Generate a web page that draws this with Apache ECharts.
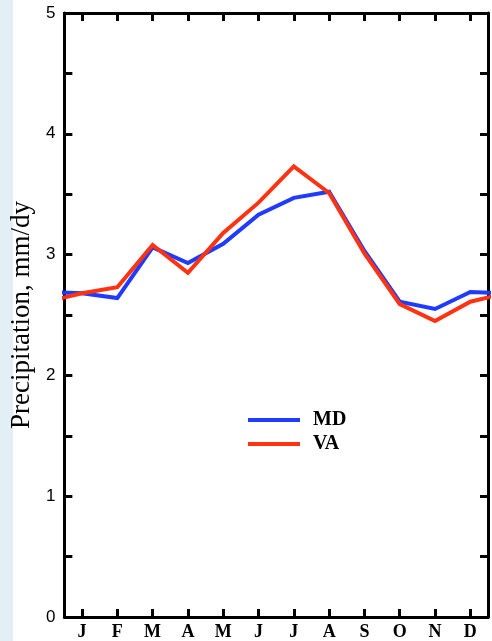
<!DOCTYPE html>
<html>
<head>
<meta charset="utf-8">
<script src="https://cdn.jsdelivr.net/npm/echarts@6/dist/echarts.min.js"></script>
<style>
  html, body { margin: 0; padding: 0; background: #ffffff; }
  #chart { width: 492px; height: 641px; }
</style>
</head>
<body>
<div id="chart"></div>
<script>
// Monthly mean precipitation (mm/day)
const months = ['J', 'F', 'M', 'A', 'M', 'J', 'J', 'A', 'S', 'O', 'N', 'D'];
const mdPrecip = [2.68, 2.64, 3.06, 2.93, 3.09, 3.33, 3.47, 3.52, 3.03, 2.61, 2.55, 2.69];
const vaPrecip = [2.68, 2.73, 3.08, 2.85, 3.18, 3.43, 3.73, 3.51, 3.01, 2.59, 2.45, 2.61];

// Months sit at x = 1..12 on the data axis; the annual cycle wraps so December
// repeats at x = 0 and January at x = 13, letting the curve run to both plot edges.
function cyclic(values) {
  const pts = values.map((v, i) => [i + 1, v]);
  return [[0, values[values.length - 1]], ...pts, [values.length + 1, values[0]]];
}

const axisColor = '#000000';
const serif = '"Liberation Serif", "Times New Roman", serif';
const lineAxis = { show: true, onZero: false, lineStyle: { color: axisColor, width: 3 } };
const tickStyle = { color: axisColor, width: 3 };

const chart = echarts.init(document.getElementById('chart'), null, { renderer: 'canvas' });

chart.setOption({
  animation: false,
  backgroundColor: '#ffffff',
  graphic: [{
    type: 'rect',
    left: 0, top: 0,
    shape: { width: 13, height: 641 },
    style: { fill: '#e2eff5' },
    z: -10
  }],
  grid: { left: 64, right: 4, top: 13, bottom: 24, containLabel: false },
  legend: {
    orient: 'vertical',
    left: 243,
    top: 405,
    icon: 'rect',
    itemWidth: 52,
    itemHeight: 4,
    itemGap: 4,
    textStyle: {
      fontFamily: serif, fontSize: 20, fontWeight: 'bold', color: '#000',
      padding: [0, 0, 0, 8]
    },
    data: ['MD', 'VA']
  },
  xAxis: [
    {
      type: 'category', position: 'bottom', data: months, boundaryGap: true,
      axisLine: lineAxis,
      axisTick: { show: true, inside: true, length: 8, alignWithLabel: true, lineStyle: tickStyle },
      axisLabel: {
        margin: 6, fontFamily: serif, fontSize: 18, fontWeight: 'bold', color: '#000'
      },
      splitLine: { show: false }
    },
    {
      type: 'category', position: 'top', data: months, boundaryGap: true,
      axisLine: lineAxis,
      axisTick: { show: true, inside: true, length: 8, alignWithLabel: true, lineStyle: tickStyle },
      axisLabel: { show: false },
      splitLine: { show: false }
    },
    {
      // data axis for the curves, one unit per month
      type: 'value', show: false, min: 0.5, max: 12.5,
      axisLine: { show: false, onZero: false },
      splitLine: { show: false }
    }
  ],
  yAxis: [
    {
      type: 'value', position: 'left', min: 0, max: 5, interval: 0.5,
      name: 'Precipitation, mm/dy',
      nameLocation: 'middle',
      nameGap: 27,
      nameTextStyle: { fontFamily: serif, fontSize: 27, color: '#000' },
      axisLine: lineAxis,
      axisTick: { show: true, inside: true, length: 8, lineStyle: tickStyle },
      axisLabel: {
        margin: 9, fontFamily: '"Liberation Sans", sans-serif', fontSize: 17, color: '#000',
        formatter: v => (Math.abs(v - Math.round(v)) < 1e-6 ? String(Math.round(v)) : '')
      },
      splitLine: { show: false }
    },
    {
      type: 'value', position: 'right', min: 0, max: 5, interval: 0.5,
      axisLine: lineAxis,
      axisTick: { show: true, inside: true, length: 8, lineStyle: tickStyle },
      axisLabel: { show: false },
      splitLine: { show: false }
    }
  ],
  series: [
    {
      name: 'MD', type: 'line', xAxisIndex: 2, yAxisIndex: 0,
      data: cyclic(mdPrecip), symbol: 'none', clip: true,
      lineStyle: { color: '#1f3bff', width: 4, join: 'miter' },
      itemStyle: { color: '#1f3bff' }
    },
    {
      name: 'VA', type: 'line', xAxisIndex: 2, yAxisIndex: 0,
      data: cyclic(vaPrecip), symbol: 'none', clip: true,
      lineStyle: { color: '#ff3311', width: 4, join: 'miter' },
      itemStyle: { color: '#ff3311' }
    }
  ]
});
</script>
</body>
</html>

Given task -
Repeat the material above word for word and skip every image in it.

Full solution -
Generate a web page that draws this with Apache ECharts.
<!DOCTYPE html>
<html>
<head>
<meta charset="utf-8">
<script src="https://cdn.jsdelivr.net/npm/echarts@6/dist/echarts.min.js"></script>
<style>
  html, body { margin: 0; padding: 0; background: #ffffff; }
  #chart { width: 492px; height: 641px; }
</style>
</head>
<body>
<div id="chart"></div>
<script>
// Monthly mean precipitation (mm/day)
const months = ['J', 'F', 'M', 'A', 'M', 'J', 'J', 'A', 'S', 'O', 'N', 'D'];
const mdPrecip = [2.68, 2.64, 3.06, 2.93, 3.09, 3.33, 3.47, 3.52, 3.03, 2.61, 2.55, 2.69];
const vaPrecip = [2.68, 2.73, 3.08, 2.85, 3.18, 3.43, 3.73, 3.51, 3.01, 2.59, 2.45, 2.61];

// Months sit at x = 1..12 on the data axis; the annual cycle wraps so December
// repeats at x = 0 and January at x = 13, letting the curve run to both plot edges.
function cyclic(values) {
  const pts = values.map((v, i) => [i + 1, v]);
  return [[0, values[values.length - 1]], ...pts, [values.length + 1, values[0]]];
}

const axisColor = '#000000';
const serif = '"Liberation Serif", "Times New Roman", serif';
const lineAxis = { show: true, onZero: false, lineStyle: { color: axisColor, width: 3 } };
const tickStyle = { color: axisColor, width: 3 };

const chart = echarts.init(document.getElementById('chart'), null, { renderer: 'canvas' });

chart.setOption({
  animation: false,
  backgroundColor: '#ffffff',
  graphic: [{
    type: 'rect',
    left: 0, top: 0,
    shape: { width: 13, height: 641 },
    style: { fill: '#e2eff5' },
    z: -10
  }],
  grid: { left: 64, right: 4, top: 13, bottom: 24, containLabel: false },
  legend: {
    orient: 'vertical',
    left: 243,
    top: 405,
    icon: 'rect',
    itemWidth: 52,
    itemHeight: 4,
    itemGap: 4,
    textStyle: {
      fontFamily: serif, fontSize: 20, fontWeight: 'bold', color: '#000',
      padding: [0, 0, 0, 8]
    },
    data: ['MD', 'VA']
  },
  xAxis: [
    {
      type: 'category', position: 'bottom', data: months, boundaryGap: true,
      axisLine: lineAxis,
      axisTick: { show: true, inside: true, length: 8, alignWithLabel: true, lineStyle: tickStyle },
      axisLabel: {
        margin: 6, fontFamily: serif, fontSize: 18, fontWeight: 'bold', color: '#000'
      },
      splitLine: { show: false }
    },
    {
      type: 'category', position: 'top', data: months, boundaryGap: true,
      axisLine: lineAxis,
      axisTick: { show: true, inside: true, length: 8, alignWithLabel: true, lineStyle: tickStyle },
      axisLabel: { show: false },
      splitLine: { show: false }
    },
    {
      // data axis for the curves, one unit per month
      type: 'value', show: false, min: 0.5, max: 12.5,
      axisLine: { show: false, onZero: false },
      splitLine: { show: false }
    }
  ],
  yAxis: [
    {
      type: 'value', position: 'left', min: 0, max: 5, interval: 0.5,
      name: 'Precipitation, mm/dy',
      nameLocation: 'middle',
      nameGap: 27,
      nameTextStyle: { fontFamily: serif, fontSize: 27, color: '#000' },
      axisLine: lineAxis,
      axisTick: { show: true, inside: true, length: 8, lineStyle: tickStyle },
      axisLabel: {
        margin: 9, fontFamily: '"Liberation Sans", sans-serif', fontSize: 17, color: '#000',
        formatter: v => (Math.abs(v - Math.round(v)) < 1e-6 ? String(Math.round(v)) : '')
      },
      splitLine: { show: false }
    },
    {
      type: 'value', position: 'right', min: 0, max: 5, interval: 0.5,
      axisLine: lineAxis,
      axisTick: { show: true, inside: true, length: 8, lineStyle: tickStyle },
      axisLabel: { show: false },
      splitLine: { show: false }
    }
  ],
  series: [
    {
      name: 'MD', type: 'line', xAxisIndex: 2, yAxisIndex: 0,
      data: cyclic(mdPrecip), symbol: 'none', clip: true,
      lineStyle: { color: '#1f3bff', width: 4, join: 'miter' },
      itemStyle: { color: '#1f3bff' }
    },
    {
      name: 'VA', type: 'line', xAxisIndex: 2, yAxisIndex: 0,
      data: cyclic(vaPrecip), symbol: 'none', clip: true,
      lineStyle: { color: '#ff3311', width: 4, join: 'miter' },
      itemStyle: { color: '#ff3311' }
    }
  ]
});
</script>
</body>
</html>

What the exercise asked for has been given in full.